Kurds and their allies are ready to set out on the March for Freedom on Saturday, from 122 centres throughout Turkey towards Gemlik in the northwestern Bursa province, where Abdullah Öcalan is held under an incommunicado state in the İmralı Prison.
Saturday’s march to demand an end to the absolute isolation of the jailed founding leader of the Kurdistan Workers’ Party (PKK) will begin from Kurdish-majority provinces in the east and southeast, while groups from the Turkish capital Ankara will join the convoy on Sunday.
Abdullah Öcalan, serving a life sentence in an isolated island prison since his capture and trial in 1999, has not been able to meet with his family or lawyers for more than 32 months, despite hundreds of appeals to the prison administration and the Justice Ministry. The PKK leader and three other top level PKK prisoners held in the same prison have not had any contact with the outside world during this time.

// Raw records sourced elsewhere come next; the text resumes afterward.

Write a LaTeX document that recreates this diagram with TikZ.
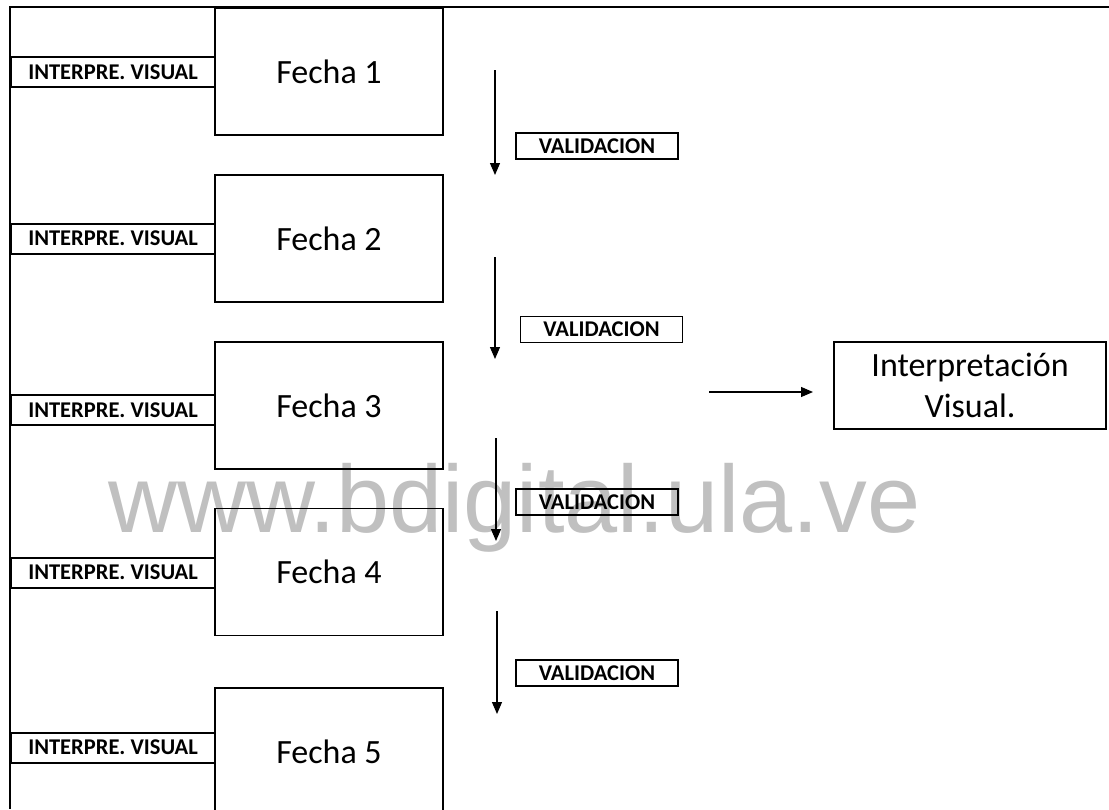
\documentclass[tikz,border=0pt]{standalone}
\usepackage{fontspec}
\setmainfont{Carlito}
\newfontfamily\wmfont{Liberation Sans}
\usetikzlibrary{arrows.meta}
\definecolor{wmgray}{HTML}{C0C0C0}
\begin{document}
\begin{tikzpicture}[x=1pt,y=-1pt,
  fechabox/.style={draw,line width=1.5pt,minimum width=228pt,minimum height=127pt,inner sep=0pt,
    font=\fontsize{34}{41.5}\selectfont},
  interpbox/.style={draw,line width=2pt,minimum width=204pt,minimum height=30pt,inner sep=0pt,
    font=\fontsize{22.5}{26}\selectfont\bfseries},
  valbox/.style={draw,line width=1.5pt,minimum width=162pt,minimum height=26pt,inner sep=0pt,
    font=\fontsize{22.5}{26}\selectfont\bfseries},
  resbox/.style={draw,line width=1.5pt,minimum width=272pt,minimum height=87pt,inner sep=0pt,
    align=center,font=\fontsize{34}{41.5}\selectfont},
  flecha/.style={line width=1.2pt,-{Triangle[width=10pt,length=12pt]}},
  marco/.style={line width=2pt}
]
\clip (0,0) rectangle (1109,809);
\fill[white] (0,0) rectangle (1109,809);
% watermark
\node[anchor=base west,inner sep=0pt,text=wmgray,font=\wmfont\fontsize{95.5}{100}\selectfont] (wm) at (108,532) {www.bdigital.ula.ve};
% frame
\coordinate (tl) at (10,7);
\coordinate (tr) at (1109,7);
\coordinate (bl) at (10,809);
\draw[marco] (tr) -- (tl) -- (bl);
% fecha boxes
\node[fechabox] (f1) at (329,71.5) {Fecha 1};
\node[fechabox] (f2) at (329,238.5) {Fecha 2};
\node[fechabox] (f3) at (329,405.5) {Fecha 3};
\node[fechabox] (f4) at (329,572) {Fecha 4};
\node[fechabox] (f5) at (329,751.5) {Fecha 5};
% interpre boxes
\node[interpbox] (i1) at (113,72) {INTERPRE. VISUAL};
\node[interpbox] (i2) at (113,238.5) {INTERPRE. VISUAL};
\node[interpbox] (i3) at (113,410) {INTERPRE. VISUAL};
\node[interpbox] (i4) at (113,572.5) {INTERPRE. VISUAL};
\node[interpbox] (i5) at (113,747.5) {INTERPRE. VISUAL};
% validacion
\node[valbox] (v1) at (597,146) {VALIDACION};
\node[valbox] (v2) at (601.5,329.5) {VALIDACION};
\node[valbox] (v3) at (597,502) {VALIDACION};
\node[valbox] (v4) at (597,673) {VALIDACION};
% arrows
\coordinate (a1s) at (495,70);  \coordinate (a1e) at (495,175);
\coordinate (a2s) at (495,257); \coordinate (a2e) at (495,359);
\coordinate (a3s) at (496,438); \coordinate (a3e) at (496,541);
\coordinate (a4s) at (497,611); \coordinate (a4e) at (497,714);
\draw[flecha] (a1s) -- (a1e);
\draw[flecha] (a2s) -- (a2e);
\draw[flecha] (a3s) -- (a3e);
\draw[flecha] (a4s) -- (a4e);
% result
\node[resbox] (r) at (970,385.5) {Interpretación\\Visual.};
\coordinate (hs) at (709,392);
\coordinate (he) at (813,392);
\draw[flecha] (hs) -- (he);
\end{tikzpicture}
\end{document}
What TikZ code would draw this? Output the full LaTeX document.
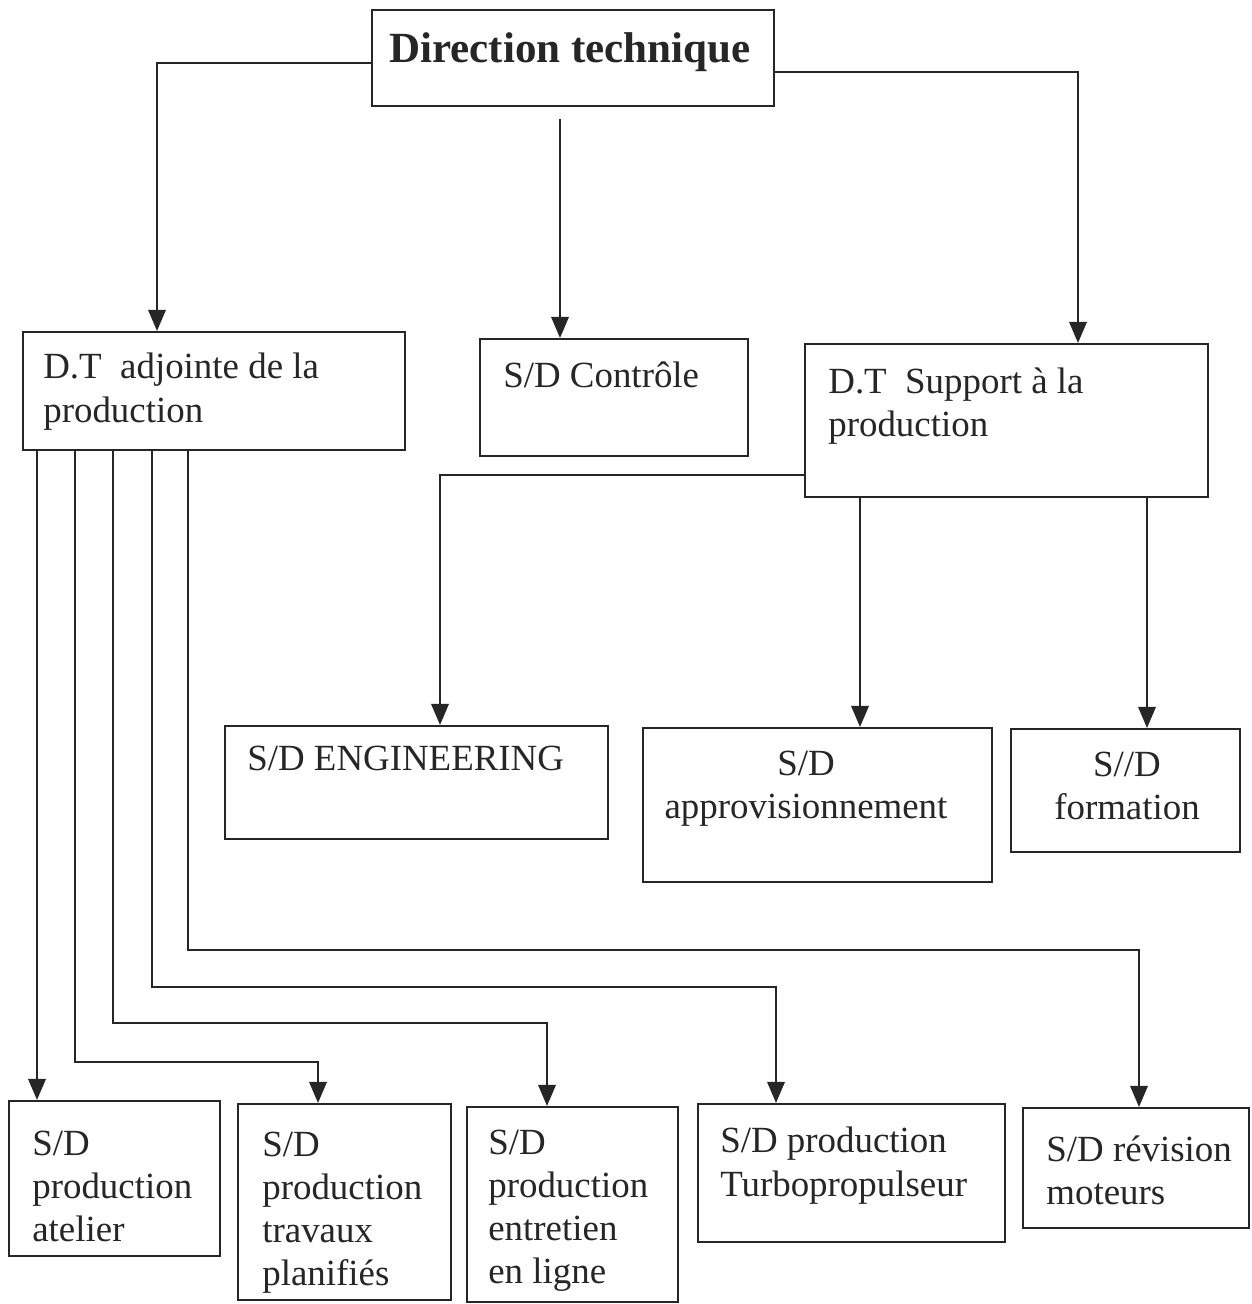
\documentclass[tikz,border=0pt]{standalone}
\usepackage{fontspec}
\setmainfont{Liberation Serif}
\usetikzlibrary{arrows.meta,fit}
\begin{document}
\begin{tikzpicture}[x=0.02cm,y=-0.02cm,
  box/.style={draw=black!85,line width=1.2pt,inner sep=0pt},
  txt/.style={inner sep=0pt,font=\fontsize{21}{24.5}\selectfont,text=black!85,align=left,anchor=north west},
  ctxt/.style={txt,align=center,anchor=north},
  arr/.style={draw=black!85,line width=1pt,-{Triangle[length=12pt,width=10pt]}}]
\useasboundingbox[fill=white] (0,0) rectangle (1251,1304);
% boxes
\node[box,fit={(372,10)(774,106)}] (dt) {};
\node[box,fit={(23,332)(405,450)}] (dta) {};
\node[box,fit={(480,339)(748,456)}] (ctl) {};
\node[box,fit={(805,344)(1208,497)}] (sup) {};
\node[box,fit={(225,726)(608,839)}] (eng) {};
\node[box,fit={(643,728)(992,882)}] (appro) {};
\node[box,fit={(1011,729)(1240,852)}] (form) {};
\node[box,fit={(9,1101)(220,1256)}] (atel) {};
\node[box,fit={(238,1104)(451,1300)}] (trav) {};
\node[box,fit={(467,1107)(678,1302)}] (entr) {};
\node[box,fit={(698,1104)(1005,1242)}] (turbo) {};
\node[box,fit={(1023,1108)(1249,1228)}] (rev) {};
% texts
\node[inner sep=0pt,anchor=base,text=black!85,font=\bfseries\fontsize{24.5}{29}\selectfont] (dtt) at (570,63) {Direction technique};
\node[txt] (dtat) at (43,353) {D.T\ \ adjointe de la\\production};
\node[txt] (ctlt) at (503,361) {S/D Contrôle};
\node[txt] (supt) at (828,367) {D.T\ \ Support à la\\production};
\node[txt] (engt) at (247,746) {S/D ENGINEERING};
\node[ctxt] (approt) at (806,751) {S/D\\approvisionnement};
\node[ctxt] (formt) at (1127,752) {S//D\\formation};
\node[txt] (atelt) at (32,1131) {S/D\\production\\atelier};
\node[txt] (travt) at (262,1132) {S/D\\production\\travaux\\planifiés};
\node[txt] (entrt) at (488,1130) {S/D\\production\\entretien\\en ligne};
\node[txt] (turbot) at (720,1127) {S/D production\\Turbopropulseur};
\node[txt] (revt) at (1046,1135) {S/D révision\\moteurs};
% connectors
\draw[arr] (dt.west |- 0,63) -| (157,0 |- dta.north);
\draw[arr,shorten <=7pt] (560,0 |- dt.south) -- (560,0 |- ctl.north);
\draw[arr] (dt.east |- 0,72) -| (1078,0 |- sup.north);
\draw[arr] (sup.west |- 0,475) -| (440,0 |- eng.north);
\draw[arr] (860,0 |- sup.south) -- (860,0 |- appro.north);
\draw[arr] (1147,0 |- sup.south) -- (1147,0 |- form.north);
\draw[arr] (37,0 |- dta.south) -- (37,0 |- atel.north);
\draw[arr] (75,0 |- dta.south) |- (318,1062) -- (318,0 |- trav.north);
\draw[arr] (113,0 |- dta.south) |- (547,1023) -- (547,0 |- entr.north);
\draw[arr] (152,0 |- dta.south) |- (776,987) -- (776,0 |- turbo.north);
\draw[arr] (188,0 |- dta.south) |- (1139,950) -- (1139,0 |- rev.north);
\end{tikzpicture}
\end{document}
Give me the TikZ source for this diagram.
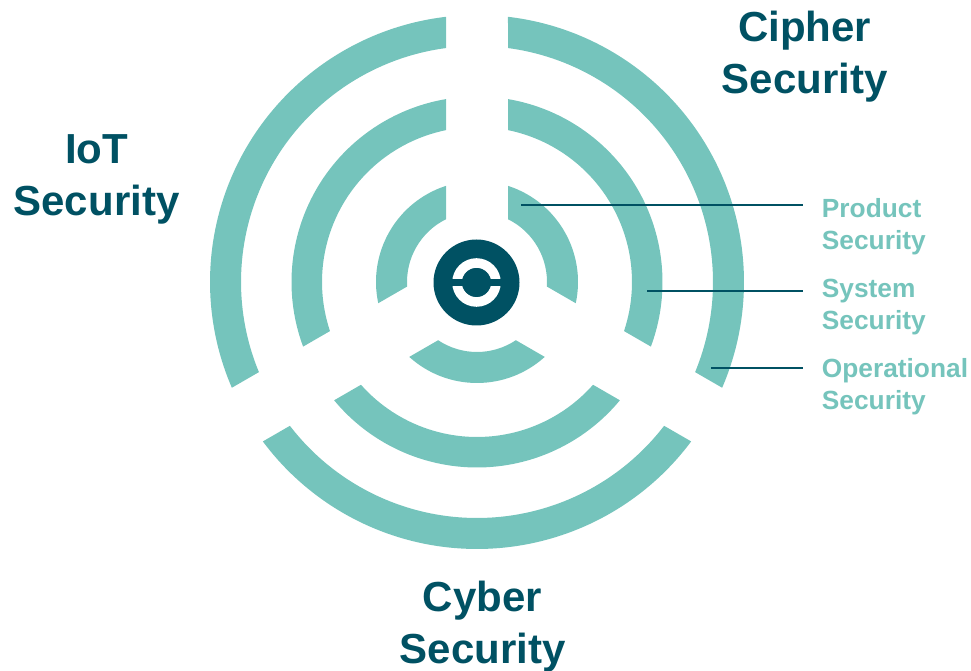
\documentclass[tikz,border=0pt]{standalone}
\usepackage{fontspec}
\setmainfont{Liberation Sans}
\definecolor{ringteal}{HTML}{75C4BC}
\definecolor{deepteal}{HTML}{005163}
\tikzset{
  title/.style={text=deepteal,font=\fontsize{42}{52}\selectfont\bfseries,align=center,inner sep=0pt},
  lbl/.style={text=ringteal,font=\fontsize{26.3}{32}\selectfont\bfseries,align=left,inner sep=0pt,anchor=west},
  leader/.style={draw=deepteal,line width=2.4pt}
}
\begin{document}
\begin{tikzpicture}[x=1pt,y=1pt]
\useasboundingbox (0,0) rectangle (971,671);
\coordinate (c) at (477,389);
% three groups of ring segments
\foreach \rot in {0,120,240}{
  \foreach \ri/\ro in {70/101,155/185.5,236/267}{
    \pgfmathsetmacro{\ai}{asin(31/\ri)}
    \pgfmathsetmacro{\ao}{asin(31/\ro)}
    \fill[ringteal,shift={(c)},rotate=\rot]
      (90-\ao:\ro) arc[start angle=90-\ao,end angle=-30+\ao,radius=\ro]
      -- (-30+\ai:\ri) arc[start angle=-30+\ai,end angle=90-\ai,radius=\ri] -- cycle;
  }
}
% logo
\node[circle,fill=deepteal,minimum size=86pt,inner sep=0pt] (logo) at (476.5,388.5) {};
\fill[white,even odd rule] (logo.center) circle[radius=24.3] (logo.center) circle[radius=14.7];
\fill[deepteal] ([xshift=-26pt,yshift=-3.8pt]logo.center) rectangle ([xshift=26pt,yshift=3.8pt]logo.center);
% titles
\node[title] (cipher) at (804.5,614.5) {Cipher\\Security};
\node[title] (iot) at (96.5,491.5) {IoT\\Security};
\node[title] (cyber) at (482.5,44) {Cyber\\Security};
% labels
\node[lbl] (product) at (821.7,444) {Product\\Security};
\node[lbl] (system) at (821.7,364) {System\\Security};
\node[lbl] (oper) at (821.7,284) {Operational\\Security};
% leaders
\coordinate (p0) at (521,466); \coordinate (p1) at (803,466);
\coordinate (s0) at (647,380); \coordinate (s1) at (803,380);
\coordinate (o0) at (711,303); \coordinate (o1) at (803,303);
\draw[leader] (p0) -- (p1);
\draw[leader] (s0) -- (s1);
\draw[leader] (o0) -- (o1);
\end{tikzpicture}
\end{document}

“We are undertaking this action in the hopes for a new beginning towards peace, freedom, and an end to the chaos in the Middle East. We invite everybody to join the Gemlik march for peace, justice, democracy, and a democratic solution to the Kurdish issue,” Peoples’ Equality and Democracy Party (HEDEP) Caucus Member İhsan Seylan told Mezopotamya Agency.
“We believe Mr Öcalan’s discourse and the methods he proposes will offer a solution to the policies of suppression imposed upon Kurds and all peoples of the Middle East. We believe this isolation has seeped through all parts of society, and that the whole world is aware that it has nothing to do with the law,” Seylan said.
The eastern leg of the march is led by the Democratic Regions Party (DBP). The party’s co-chair Keskin Bayındır said the march would be “a first threshold in a historic era to come”.
“The Kurdish issue is more than the political goal and purpose of the Kurds, it is a matter that all peoples in Turkey should approach within the framework of peace, democracy, human rights and the law,” Bayındır added.
In local assemblies Kurdish activists have organised since July, the Kurdish community has put forth “a strong tendency towards ending the isolation and allowing Mr Öcalan to play his role as the main actor in the solution to the Kurdish issue”, the co-chair said.
“We invite people from all metropolises of Turkey to join this march, a march for freedom and all oppressed groups who demand democracy, equality and justice,” he concluded.
Earlier in the week, the Bursa governorate issued a ban on public gatherings and demonstrations in relation to the march. The governorate has also banned entrance to the province for “persons and vehicles understood to have travelled to join this demonstration”.
The governor’s office in Kurdish-majority Diyarbakır (Amed) province also issued a ban on gatherings and efforts to promote the march, as well as a ban on entry to or exit from the province with the aim to participate in it.
“The march to Gemlik for Abdullah Öcalan is a democratic demand. The state must not hinder this, but they have already put up roadblocks,” HEDEP MP Sinan Çiftyürek said.
The prevention of Kurdish people, politicians and activists from protesting the isolation imposed upon Öcalan is “hypocritical”, the MP said. “The solution to the Kurdish issue and the end of the war depends on Abdullah Öcalan’s words. If he is able to speak, peace can be established.”
The most recent appeals to the Turkish Justice Ministry for information on Öcalan’s health have not been answered yet, Çiftyürek continued. Several appeals by Öcalan’s lawyers and various pro-Kurdish political parties have been left unanswered during the absolute isolation period.
The official reason for Öcalan not being able to contact his lawyers has been disciplinary penalties, issued over infractions not declared to the public. The most recent such penalty was issued on 31 October, depriving Öcalan of lawyer visits for another six months.
“Hegemonic powers wish to leave Kurds in four parts of Kurdistan without willpower and make them dependent. They do not want a free Kurd. But Mr Öcalan’s ideas offer people light and freedom,” Emin Kılıç, co-chair of the MEBYA-DER solidarity association said.
The association for families who lost loved ones in the conflict is among the signatories of the Call for Freedom declaration where more than 170 pro-Kurdish and leftwing associations, unions, political parties and activist groups called for Öcalan’s freedom.
“Öcalan has overcome the system of perpetual crisis and developed his theory for solution while he was isolated from the world in İmralı,” the groups said in the declaration.